Britannia Industries: This company drives its growth through its capacity expansion plan, new product introductions, and geographic expansion. In addition, the goods and services tax has brought the unorganised sector (25 per cent of biscuit market) under the tax net, helping the company gain 170bps of market share in the Hindi-speaking belt, where it faces intense competition from regional players. It reported three consecutive quarters of double-digit earnings growth and two consecutive quarters of double-digit revenue growth.

Edelweiss Financial Services:
Edelweiss has delivered industry leading growth with its credit book growing to Rs 42,010 crore in FY 2018 from Rs 3,956 crore in FY 2012, implying a CAGR of 48.3 per cent. The company achieved this growth while maintaining healthy net interest margins (7.7 per cent in FY 2018) and robust asset quality with net NPA at 0.7 per cent, at the end of FY 2018.

KEI Industries: This is a cable manufacturing company involved in the manufacturing and supply of power cables and other industrial cables. KEI Industries’ strong order book and the growing pace of export are helping it substantiate its position. It aims to boost its B2C business and increase its distribution channel to 1,500 by FY 2019 from 926 dealers in FY 2016. Moreover, it also increased its advertising budget to reach to a wider audience. These measures should help the company increase its retail sales in the long run.

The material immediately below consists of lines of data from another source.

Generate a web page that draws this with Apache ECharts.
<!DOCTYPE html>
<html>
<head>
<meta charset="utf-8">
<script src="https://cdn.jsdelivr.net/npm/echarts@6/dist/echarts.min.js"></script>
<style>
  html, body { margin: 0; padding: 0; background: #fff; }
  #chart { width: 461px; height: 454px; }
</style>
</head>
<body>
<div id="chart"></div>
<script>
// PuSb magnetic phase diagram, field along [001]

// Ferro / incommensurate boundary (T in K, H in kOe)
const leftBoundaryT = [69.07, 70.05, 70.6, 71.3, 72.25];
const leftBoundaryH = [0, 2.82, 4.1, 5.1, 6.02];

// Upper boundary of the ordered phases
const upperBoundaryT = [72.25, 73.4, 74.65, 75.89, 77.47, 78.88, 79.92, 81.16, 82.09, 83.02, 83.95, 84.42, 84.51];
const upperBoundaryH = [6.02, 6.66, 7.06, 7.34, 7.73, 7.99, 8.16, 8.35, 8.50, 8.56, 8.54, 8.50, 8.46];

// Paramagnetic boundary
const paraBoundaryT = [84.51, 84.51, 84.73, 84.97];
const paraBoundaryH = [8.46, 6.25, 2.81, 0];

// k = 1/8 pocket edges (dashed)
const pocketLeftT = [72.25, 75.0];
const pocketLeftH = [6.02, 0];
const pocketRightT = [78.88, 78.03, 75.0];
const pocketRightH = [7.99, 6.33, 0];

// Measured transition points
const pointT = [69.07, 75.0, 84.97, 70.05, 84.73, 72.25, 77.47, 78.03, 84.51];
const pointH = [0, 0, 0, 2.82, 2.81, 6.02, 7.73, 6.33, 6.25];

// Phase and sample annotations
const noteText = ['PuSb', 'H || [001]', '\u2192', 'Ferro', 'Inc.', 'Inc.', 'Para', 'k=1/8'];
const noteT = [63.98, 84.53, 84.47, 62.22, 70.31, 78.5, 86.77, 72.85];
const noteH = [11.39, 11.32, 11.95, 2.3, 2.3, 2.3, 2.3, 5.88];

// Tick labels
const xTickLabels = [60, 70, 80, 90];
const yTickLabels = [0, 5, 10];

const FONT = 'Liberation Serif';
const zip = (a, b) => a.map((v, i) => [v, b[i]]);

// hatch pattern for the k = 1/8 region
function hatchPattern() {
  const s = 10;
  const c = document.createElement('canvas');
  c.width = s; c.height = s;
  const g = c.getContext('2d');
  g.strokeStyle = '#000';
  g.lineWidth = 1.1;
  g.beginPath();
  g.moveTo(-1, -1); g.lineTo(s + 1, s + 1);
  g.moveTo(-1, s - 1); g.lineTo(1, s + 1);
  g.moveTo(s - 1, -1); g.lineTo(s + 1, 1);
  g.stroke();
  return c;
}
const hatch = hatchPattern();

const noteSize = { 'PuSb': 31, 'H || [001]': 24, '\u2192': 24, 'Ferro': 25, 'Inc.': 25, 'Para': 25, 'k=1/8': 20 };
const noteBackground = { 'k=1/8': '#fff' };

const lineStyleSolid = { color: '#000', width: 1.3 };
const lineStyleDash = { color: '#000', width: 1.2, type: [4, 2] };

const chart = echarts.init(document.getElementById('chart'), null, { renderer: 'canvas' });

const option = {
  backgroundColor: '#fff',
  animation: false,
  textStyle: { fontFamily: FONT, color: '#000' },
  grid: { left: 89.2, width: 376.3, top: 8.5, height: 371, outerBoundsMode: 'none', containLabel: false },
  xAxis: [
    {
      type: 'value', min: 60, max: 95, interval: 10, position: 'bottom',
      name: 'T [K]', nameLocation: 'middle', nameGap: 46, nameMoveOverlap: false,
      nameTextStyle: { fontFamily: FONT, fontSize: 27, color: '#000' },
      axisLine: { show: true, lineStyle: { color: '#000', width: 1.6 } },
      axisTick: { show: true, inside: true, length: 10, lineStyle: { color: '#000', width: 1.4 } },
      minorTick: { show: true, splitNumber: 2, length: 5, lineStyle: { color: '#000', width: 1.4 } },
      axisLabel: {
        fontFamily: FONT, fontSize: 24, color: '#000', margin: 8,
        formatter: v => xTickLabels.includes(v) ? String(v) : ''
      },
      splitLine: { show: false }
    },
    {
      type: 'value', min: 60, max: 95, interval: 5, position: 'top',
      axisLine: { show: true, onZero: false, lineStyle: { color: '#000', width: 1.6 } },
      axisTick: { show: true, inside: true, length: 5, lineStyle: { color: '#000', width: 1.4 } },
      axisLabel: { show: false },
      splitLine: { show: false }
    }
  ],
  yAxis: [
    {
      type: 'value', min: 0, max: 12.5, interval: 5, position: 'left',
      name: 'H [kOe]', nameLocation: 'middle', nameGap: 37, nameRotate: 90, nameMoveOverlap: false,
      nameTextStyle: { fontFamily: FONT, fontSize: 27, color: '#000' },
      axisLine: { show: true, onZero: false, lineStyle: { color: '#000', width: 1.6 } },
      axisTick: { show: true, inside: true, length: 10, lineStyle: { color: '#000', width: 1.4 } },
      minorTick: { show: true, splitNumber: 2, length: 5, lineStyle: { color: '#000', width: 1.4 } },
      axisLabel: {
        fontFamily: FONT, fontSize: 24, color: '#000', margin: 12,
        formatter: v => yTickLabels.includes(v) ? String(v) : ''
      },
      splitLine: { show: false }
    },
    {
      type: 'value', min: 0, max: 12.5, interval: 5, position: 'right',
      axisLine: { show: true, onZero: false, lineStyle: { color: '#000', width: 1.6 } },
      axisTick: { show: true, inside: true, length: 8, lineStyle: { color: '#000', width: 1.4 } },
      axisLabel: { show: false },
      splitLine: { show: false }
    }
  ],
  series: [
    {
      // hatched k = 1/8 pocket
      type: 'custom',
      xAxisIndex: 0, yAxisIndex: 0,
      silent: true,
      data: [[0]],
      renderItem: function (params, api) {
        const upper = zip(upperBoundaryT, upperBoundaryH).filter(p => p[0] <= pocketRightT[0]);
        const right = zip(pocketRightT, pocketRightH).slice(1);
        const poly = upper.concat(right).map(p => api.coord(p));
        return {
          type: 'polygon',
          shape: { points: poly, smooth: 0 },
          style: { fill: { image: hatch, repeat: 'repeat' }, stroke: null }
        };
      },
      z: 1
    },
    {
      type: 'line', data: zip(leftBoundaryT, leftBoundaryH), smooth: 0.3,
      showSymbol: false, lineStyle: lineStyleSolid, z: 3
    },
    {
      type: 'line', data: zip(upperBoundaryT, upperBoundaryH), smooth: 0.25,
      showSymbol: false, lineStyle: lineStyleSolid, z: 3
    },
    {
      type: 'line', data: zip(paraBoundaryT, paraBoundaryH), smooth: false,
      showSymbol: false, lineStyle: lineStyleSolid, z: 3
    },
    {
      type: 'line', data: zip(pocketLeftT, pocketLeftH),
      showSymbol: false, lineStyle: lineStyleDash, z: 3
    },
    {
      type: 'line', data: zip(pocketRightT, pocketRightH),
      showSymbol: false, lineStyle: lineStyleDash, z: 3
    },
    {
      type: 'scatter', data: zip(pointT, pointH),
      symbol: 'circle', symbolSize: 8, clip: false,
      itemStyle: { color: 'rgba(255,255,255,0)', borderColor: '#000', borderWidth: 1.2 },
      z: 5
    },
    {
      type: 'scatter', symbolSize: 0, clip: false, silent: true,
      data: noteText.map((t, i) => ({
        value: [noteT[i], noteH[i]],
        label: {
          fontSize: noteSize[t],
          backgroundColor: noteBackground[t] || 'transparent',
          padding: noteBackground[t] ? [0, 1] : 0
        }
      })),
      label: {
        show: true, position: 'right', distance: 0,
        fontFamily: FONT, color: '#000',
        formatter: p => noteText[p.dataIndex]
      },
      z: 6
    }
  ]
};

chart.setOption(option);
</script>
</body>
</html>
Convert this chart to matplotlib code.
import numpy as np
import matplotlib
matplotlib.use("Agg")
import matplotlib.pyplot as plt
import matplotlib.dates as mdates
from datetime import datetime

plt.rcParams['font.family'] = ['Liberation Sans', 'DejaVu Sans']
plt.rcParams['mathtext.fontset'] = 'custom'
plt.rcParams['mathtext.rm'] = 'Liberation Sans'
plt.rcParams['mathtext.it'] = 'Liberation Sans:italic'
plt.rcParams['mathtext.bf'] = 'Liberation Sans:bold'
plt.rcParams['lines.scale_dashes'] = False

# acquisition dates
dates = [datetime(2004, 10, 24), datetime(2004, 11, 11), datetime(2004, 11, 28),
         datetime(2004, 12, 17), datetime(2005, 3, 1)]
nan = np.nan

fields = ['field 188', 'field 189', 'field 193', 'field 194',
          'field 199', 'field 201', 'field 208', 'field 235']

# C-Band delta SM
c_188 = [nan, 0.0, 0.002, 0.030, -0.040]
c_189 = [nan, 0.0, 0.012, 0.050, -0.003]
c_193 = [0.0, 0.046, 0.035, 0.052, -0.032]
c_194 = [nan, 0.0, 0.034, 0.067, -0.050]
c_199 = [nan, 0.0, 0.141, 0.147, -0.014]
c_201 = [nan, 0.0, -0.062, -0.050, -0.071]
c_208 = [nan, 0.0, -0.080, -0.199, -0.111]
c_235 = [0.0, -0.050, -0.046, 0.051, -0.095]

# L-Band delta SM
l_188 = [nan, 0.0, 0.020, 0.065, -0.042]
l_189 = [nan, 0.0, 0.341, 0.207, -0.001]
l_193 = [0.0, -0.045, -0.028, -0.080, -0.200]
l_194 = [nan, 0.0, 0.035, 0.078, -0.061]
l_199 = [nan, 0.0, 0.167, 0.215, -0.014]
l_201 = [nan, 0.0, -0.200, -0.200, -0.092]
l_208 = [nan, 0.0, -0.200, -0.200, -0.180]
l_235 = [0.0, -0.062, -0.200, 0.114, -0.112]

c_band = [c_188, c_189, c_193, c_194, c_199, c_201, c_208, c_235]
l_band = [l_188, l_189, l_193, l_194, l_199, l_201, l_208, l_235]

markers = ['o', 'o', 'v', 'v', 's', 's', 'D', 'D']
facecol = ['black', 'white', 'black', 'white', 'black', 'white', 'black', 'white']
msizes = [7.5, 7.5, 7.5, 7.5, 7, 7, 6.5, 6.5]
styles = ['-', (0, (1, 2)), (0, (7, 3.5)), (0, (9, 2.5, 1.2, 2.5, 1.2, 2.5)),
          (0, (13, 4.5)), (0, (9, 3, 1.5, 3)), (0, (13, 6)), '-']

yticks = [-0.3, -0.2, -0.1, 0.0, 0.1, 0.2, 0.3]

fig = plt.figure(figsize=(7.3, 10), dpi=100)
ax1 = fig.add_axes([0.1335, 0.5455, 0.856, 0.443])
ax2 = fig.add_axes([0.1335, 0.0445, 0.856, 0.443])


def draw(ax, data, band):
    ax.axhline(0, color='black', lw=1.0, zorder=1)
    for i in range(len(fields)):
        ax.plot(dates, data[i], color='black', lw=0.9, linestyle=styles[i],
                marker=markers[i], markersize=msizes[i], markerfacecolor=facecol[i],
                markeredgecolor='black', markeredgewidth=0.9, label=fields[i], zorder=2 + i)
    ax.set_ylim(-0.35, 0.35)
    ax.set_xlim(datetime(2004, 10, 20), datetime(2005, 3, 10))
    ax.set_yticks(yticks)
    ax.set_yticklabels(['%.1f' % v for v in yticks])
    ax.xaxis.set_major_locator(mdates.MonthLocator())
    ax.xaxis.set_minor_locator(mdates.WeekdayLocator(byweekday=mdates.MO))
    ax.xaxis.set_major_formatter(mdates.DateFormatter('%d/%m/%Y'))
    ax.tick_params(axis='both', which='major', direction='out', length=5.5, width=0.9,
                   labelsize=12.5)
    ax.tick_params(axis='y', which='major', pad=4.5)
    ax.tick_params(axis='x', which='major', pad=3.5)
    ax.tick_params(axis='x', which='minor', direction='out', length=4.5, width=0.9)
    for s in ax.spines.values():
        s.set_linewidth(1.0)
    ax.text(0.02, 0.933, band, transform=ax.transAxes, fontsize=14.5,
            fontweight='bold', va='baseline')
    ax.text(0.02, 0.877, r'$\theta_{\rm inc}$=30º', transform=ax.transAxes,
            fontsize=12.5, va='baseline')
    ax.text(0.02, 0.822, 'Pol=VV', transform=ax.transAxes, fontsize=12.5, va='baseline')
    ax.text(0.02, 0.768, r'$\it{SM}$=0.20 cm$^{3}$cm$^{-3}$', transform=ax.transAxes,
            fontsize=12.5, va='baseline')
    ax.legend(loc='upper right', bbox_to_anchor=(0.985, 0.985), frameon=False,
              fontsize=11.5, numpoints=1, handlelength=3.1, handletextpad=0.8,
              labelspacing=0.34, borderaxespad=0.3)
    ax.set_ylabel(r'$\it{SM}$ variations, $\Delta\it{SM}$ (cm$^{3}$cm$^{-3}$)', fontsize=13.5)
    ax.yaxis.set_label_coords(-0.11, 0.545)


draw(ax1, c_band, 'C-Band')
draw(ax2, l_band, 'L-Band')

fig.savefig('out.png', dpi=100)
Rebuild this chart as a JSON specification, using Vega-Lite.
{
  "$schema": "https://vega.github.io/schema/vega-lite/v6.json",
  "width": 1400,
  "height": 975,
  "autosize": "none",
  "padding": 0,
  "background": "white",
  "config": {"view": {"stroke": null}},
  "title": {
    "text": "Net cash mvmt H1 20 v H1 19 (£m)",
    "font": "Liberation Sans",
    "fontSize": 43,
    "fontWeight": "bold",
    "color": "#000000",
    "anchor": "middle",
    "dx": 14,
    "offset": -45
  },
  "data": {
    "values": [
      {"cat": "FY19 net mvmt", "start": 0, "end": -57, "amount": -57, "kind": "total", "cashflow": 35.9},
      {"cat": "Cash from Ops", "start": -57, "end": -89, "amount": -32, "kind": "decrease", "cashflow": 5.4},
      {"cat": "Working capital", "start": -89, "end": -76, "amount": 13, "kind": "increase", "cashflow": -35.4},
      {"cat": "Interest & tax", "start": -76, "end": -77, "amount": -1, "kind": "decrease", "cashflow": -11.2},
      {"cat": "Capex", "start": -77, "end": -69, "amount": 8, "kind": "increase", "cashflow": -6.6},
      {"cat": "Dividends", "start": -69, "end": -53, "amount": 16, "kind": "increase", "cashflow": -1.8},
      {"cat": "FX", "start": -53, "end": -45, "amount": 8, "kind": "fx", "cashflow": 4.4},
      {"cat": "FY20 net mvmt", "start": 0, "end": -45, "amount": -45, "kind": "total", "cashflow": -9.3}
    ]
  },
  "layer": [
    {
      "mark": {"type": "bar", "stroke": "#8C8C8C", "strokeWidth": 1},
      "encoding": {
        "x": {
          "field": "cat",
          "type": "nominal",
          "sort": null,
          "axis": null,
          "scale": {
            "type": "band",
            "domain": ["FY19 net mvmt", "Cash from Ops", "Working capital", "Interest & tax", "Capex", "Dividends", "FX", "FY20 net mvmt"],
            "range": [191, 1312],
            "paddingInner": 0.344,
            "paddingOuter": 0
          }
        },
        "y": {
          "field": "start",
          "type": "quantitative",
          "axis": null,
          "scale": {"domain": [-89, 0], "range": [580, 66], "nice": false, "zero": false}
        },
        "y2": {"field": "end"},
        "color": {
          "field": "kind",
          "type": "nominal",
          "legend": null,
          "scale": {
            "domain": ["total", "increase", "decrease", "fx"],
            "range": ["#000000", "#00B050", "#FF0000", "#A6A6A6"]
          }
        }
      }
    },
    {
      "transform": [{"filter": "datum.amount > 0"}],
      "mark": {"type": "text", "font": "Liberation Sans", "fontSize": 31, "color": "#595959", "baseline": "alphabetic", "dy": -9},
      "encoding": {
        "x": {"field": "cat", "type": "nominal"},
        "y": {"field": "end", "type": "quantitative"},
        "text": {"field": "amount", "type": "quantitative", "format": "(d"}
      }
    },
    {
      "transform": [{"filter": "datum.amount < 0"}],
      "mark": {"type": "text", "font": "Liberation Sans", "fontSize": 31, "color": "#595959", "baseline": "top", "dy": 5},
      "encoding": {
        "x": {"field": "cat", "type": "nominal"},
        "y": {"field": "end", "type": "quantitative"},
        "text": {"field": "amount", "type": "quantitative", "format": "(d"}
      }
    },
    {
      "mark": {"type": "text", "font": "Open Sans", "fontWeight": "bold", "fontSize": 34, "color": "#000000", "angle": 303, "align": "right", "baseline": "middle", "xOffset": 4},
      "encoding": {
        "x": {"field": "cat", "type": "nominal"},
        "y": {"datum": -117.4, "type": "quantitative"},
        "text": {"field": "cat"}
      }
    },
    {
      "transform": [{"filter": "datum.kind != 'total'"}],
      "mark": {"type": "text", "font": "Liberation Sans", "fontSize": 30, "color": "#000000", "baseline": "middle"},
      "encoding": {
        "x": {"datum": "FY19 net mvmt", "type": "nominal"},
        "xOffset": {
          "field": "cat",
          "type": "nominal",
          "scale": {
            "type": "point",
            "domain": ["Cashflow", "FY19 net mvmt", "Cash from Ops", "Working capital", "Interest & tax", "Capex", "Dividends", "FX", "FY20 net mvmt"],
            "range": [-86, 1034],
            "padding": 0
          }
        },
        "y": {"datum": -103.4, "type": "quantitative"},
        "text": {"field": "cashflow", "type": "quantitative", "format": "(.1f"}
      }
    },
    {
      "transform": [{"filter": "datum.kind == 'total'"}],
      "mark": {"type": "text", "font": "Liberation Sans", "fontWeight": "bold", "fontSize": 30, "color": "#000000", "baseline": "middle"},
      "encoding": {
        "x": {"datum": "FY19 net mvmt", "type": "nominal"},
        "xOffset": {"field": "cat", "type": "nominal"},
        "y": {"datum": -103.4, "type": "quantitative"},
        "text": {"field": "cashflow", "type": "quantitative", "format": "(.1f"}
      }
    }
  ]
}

Quess Corp: Quess is India’s leading integrated business service provider with a pan-India presence, headquartered in Bengaluru. It has 65 offices across India in 34 cities along with overseas footprints in North America, the Middle East, and Southeast Asia. The stock posted double-digit sales and EPS growth over the last three years. Quess Corp is also tapping into the smart city project in Ahmedabad by entering into a joint venture with Trimax IT Infrastructure and Service. As a part of the project, it aims to create digital, communication, and information infrastructure.

Tata Elxsi: It is one of the leading providers of technology and designing services for product engineering solutions to the automotive, broadcast and communication, and health care industries. The company largely thrives on R&D spends by global companies. Moreover, it is expected to largely benefit from the government’s target of selling 70 lakh electric and hybrid vehicles by 2020.

HDFC Bank: It is the second-largest private lender by assets with a focus on rural and semi-urban markets. Its asset quality remains top-notch thanks to stringent credit origination practices, strong monitoring system, and adequate provisioning.

Along with increased digitisation, the bank is also expanding its presence in rural and semi-urban areas, which are largely underpenetrated. Among the total number of branches, 53 per cent of the total bank outlets are in semi-urban and rural locations. The expansion strengthens its retail segment, which is highly dependent on SME and unsecured lending. The share of unsecured lending and SME continues to trend higher; recorded at 47.6 per cent in FY 2018 compared with 40.8 per cent in FY 2015. Double-digit sales and earnings growth coupled with strong ROE continue to attract the investor community, according to William O’Neil India.